Ein aktuelles Beispiel für diesen Zusammenhang stellen die Vorgänge am Kölner Hauptbahnhof und anderen Orten in der letzten Silvesternacht dar. Die Polizei versuchte in angenommener Übereinstimmung mit dem herrschenden Diskurs zunächst zu verschweigen, dass ein großer Teil der Täter vor allem nordafrikanischen Ursprungs war, und die Medien haben sich dem anfänglich angeschlossen – möglicherweise auch deshalb, weil sie nicht über die in den sozialen Medien kursierenden und unbestätigten Gerüchte berichten wollten. Für den Stammtisch war das ein klarer Beleg für die Existenz der „Lügenpresse“. Das Schweigen hielt aber nicht lange. Inzwischen findet der Stammtischdiskurs auch in den etablierten Medien statt und das hat einiges dazu beigetragen, dass die Einstellung der Bevölkerungsmehrheit zu der „Flüchtlingsfrage“ mittlerweile umgekippt ist. Diejenigen, die sich durch Flüchtlinge bedroht sehen, tun dies nicht aus eigener Erfahrung, sondern aufgrund der Medienberichterstattung und der Informationen, die aus dem Netz bezogen werden.

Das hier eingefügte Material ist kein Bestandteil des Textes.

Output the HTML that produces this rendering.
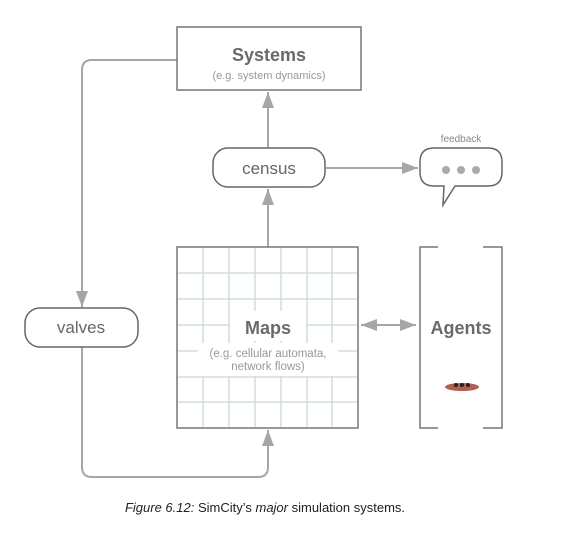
<!DOCTYPE html>
<html><head><style>
body{margin:0;background:#fff;width:569px;height:544px;overflow:hidden}
svg text{font-family:"Liberation Sans",sans-serif}
</style></head><body>
<svg width="569" height="544" viewBox="0 0 569 544">
<defs>
<marker id="b" viewBox="0 0 16 12" markerWidth="16" markerHeight="12" refX="16" refY="6" orient="auto-start-reverse" markerUnits="userSpaceOnUse"><path d="M0,0 L16,6 L0,12 Z" fill="#a6a6a6"/></marker>
</defs>
<g stroke="#a6a6a6" stroke-width="2" fill="none">
<path d="M177,60 H92 Q82,60 82,70 V307" marker-end="url(#b)"/>
<path d="M82,347 V467 Q82,477 92,477 H258 Q268,477 268,467 V430" marker-end="url(#b)"/>
<path d="M268,148 V92" marker-end="url(#b)"/>
<path d="M268,247 V189" marker-end="url(#b)"/>
<path d="M326,168 H418" marker-end="url(#b)"/>
<path d="M361,325 H416" marker-start="url(#b)" marker-end="url(#b)"/>
</g>
<g stroke="#c8d8dc" stroke-width="1.3">
<path d="M203,248V427M229,248V427M255,248V427M281,248V427M307,248V427M332,248V427M178,273H357M178,299H357M178,325H357M178,351H357M178,377H357M178,402H357"/>
</g>
<rect x="230" y="311" width="76" height="30" fill="#fff"/>
<rect x="198" y="343" width="140" height="33" fill="#fff"/>
<rect x="177" y="247" width="181" height="181" fill="none" stroke="#777" stroke-width="1.5"/>
<text x="268" y="334" text-anchor="middle" font-size="18" font-weight="bold" fill="#6a6a6a">Maps</text>
<text x="268" y="357" text-anchor="middle" font-size="11.5" fill="#999">(e.g. cellular automata,</text>
<text x="268" y="370" text-anchor="middle" font-size="11.5" fill="#999">network flows)</text>
<rect x="177" y="27" width="184" height="63" fill="#fff" stroke="#777" stroke-width="1.5"/>
<text x="269" y="61" text-anchor="middle" font-size="18" font-weight="bold" fill="#6a6a6a">Systems</text>
<text x="269" y="79" text-anchor="middle" font-size="11" fill="#999">(e.g. system dynamics)</text>
<rect x="213" y="148" width="112" height="39" rx="15" fill="#fff" stroke="#666" stroke-width="1.5"/>
<text x="269" y="174" text-anchor="middle" font-size="17" fill="#666">census</text>
<rect x="25" y="308" width="113" height="39" rx="15" fill="#fff" stroke="#666" stroke-width="1.5"/>
<text x="81" y="333" text-anchor="middle" font-size="17" fill="#666">valves</text>
<path d="M434,148 H488 Q502,148 502,162 V172 Q502,186 488,186 H455 L443,205 L444,186 H434 Q420,186 420,172 V162 Q420,148 434,148 Z" fill="#fff" stroke="#666" stroke-width="1.5"/>
<circle cx="446" cy="170" r="4" fill="#aaa"/><circle cx="461" cy="170" r="4" fill="#aaa"/><circle cx="476" cy="170" r="4" fill="#aaa"/>
<text x="461" y="142" text-anchor="middle" font-size="10" fill="#888">feedback</text>
<path d="M438,247 H420 V428 H438 M483,247 H502 V428 H483" fill="none" stroke="#777" stroke-width="1.5"/>
<text x="461" y="334" text-anchor="middle" font-size="18" font-weight="bold" fill="#6a6a6a">Agents</text>
<ellipse cx="462" cy="387" rx="17" ry="4" fill="#b06050"/>
<circle cx="456" cy="385" r="2" fill="#222"/><circle cx="462" cy="385" r="2" fill="#222"/><circle cx="468" cy="385" r="2" fill="#222"/>
<text x="265" y="512" text-anchor="middle" font-size="13" fill="#222"><tspan font-style="italic">Figure 6.12:</tspan> SimCity’s <tspan font-style="italic">major</tspan> simulation systems.</text>
</svg>
</body></html>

Es folgt daraus, dass es im Sinne der Bewahrung halbwegs demokratischer Verhältnisse notwendig ist, die veränderte Struktur der politischen Öffentlichkeit zur Kenntnis zu nehmen und sich mit ihren Dynamiken und Auswirkungen auseinanderzusetzen. Der Filter, den journalistische Sorgfaltspflicht einmal dargestellt hatte und durchaus auch der Wahrung etablierter Interessen diente, existiert nicht mehr. Es genügt im Übrigen nicht, zu argumentieren und zu diskutieren. Was den Stammtisch so stark macht, ist auch die Konzeptionslosigkeit der Regierenden. Merkel ist als pragmatische Machtpolitikerin bekannt, die keine Visionen hat. Ihren Vorgängern steht sie dabei kaum nach. Um dem Stammtisch etwas entgegen zu setzen, wäre eine halbwegs überzeugende Vorstellung davon notwendig, wie sich diese Gesellschaft entwickeln soll und vor allem wie ihre gravierenden Probleme – nicht nur die „Flüchtlingsfrage“, sondern zum Beispiel und mehr noch die skandalöse soziale Ungleichheit mit der damit verbundenen Perspektivlosigkeit angegangen werden könnten. Die Rekrutierungsmechanismen des politischen Personals lassen das offensichtlich nicht mehr zu.